L’arrêt de la Cour suprême représente un resserrement du droit à l’égalité dans le cadre de remarques offensantes basées sur un motif de discrimination. Dans un souci évident de préserver la liberté d’expression, la majorité distingue le droit à la dignité du simple préjudice personnel de la victime. Le droit à la sauvegarde de la dignité se rattache à un préjudice social qui dépasse le seul bien-être de la victime. Certains diront que face à des propos qui exploitent un motif de discrimination pour choquer ou faire rire, cette conception du droit à l’égalité équivaut à nier la souffrance des victimes. D’autres craindront que cette conception renforce le sentiment d’impunité de ceux qui utilisent un motif de discrimination pour provoquer ou divertir. Selon la majorité, une certaine impunité des auteurs et une certaine souffrance des victimes représentent le prix à payer pour vivre dans une société démocratique dans laquelle la liberté d’expression est également une valeur fondamentale.


[1] : 2021 CSC 43. La majorité est formée du juge en chef Wagner et des juges Côté, Moldaver, Brown et Rowe. Les motifs de la majorité sont rédigés conjointement par le juge en chef et la juge Côté.

[2] La démonstration de ces trois critères permet à la victime d’établir un cas de discrimination prima facie. Le fardeau se transporte ensuite sur le défendeur qui peut établir un moyen de défense.

[3] Dans leur dissidence, les juges Abella et Kasirer sont en désaccord avec cette conclusion. Ils critiquent l’approche de la majorité qui met l’accent sur l’intention de l’auteur plutôt que sur l’effet de ses propos. D’après les juges dissidents, il est indéniable que les blagues de M. Ward, dans ses effets, distinguent M. Gabriel des autres non seulement en raison de sa notoriété, mais aussi de son handicap.

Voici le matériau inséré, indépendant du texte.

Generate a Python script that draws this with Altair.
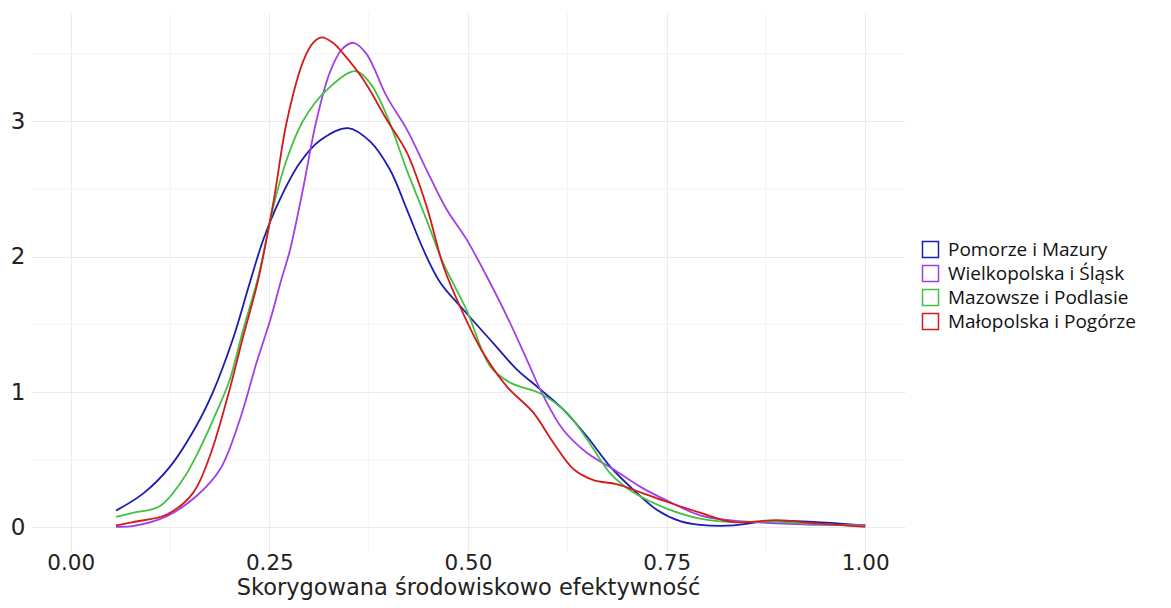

[4] Les juges dissidents critiquent également les conclusions de la majorité sur le troisième critère. En particulier, ils critiquent la propension de la majorité à ignorer, dans son évaluation de l’atteinte à la dignité, le préjudice personnel subi par la victime. Les juges dissidents préfèrent le critère de la personne raisonnable qui, mise à la place de la victime, subirait des conséquences personnelles graves à cause des propos en question.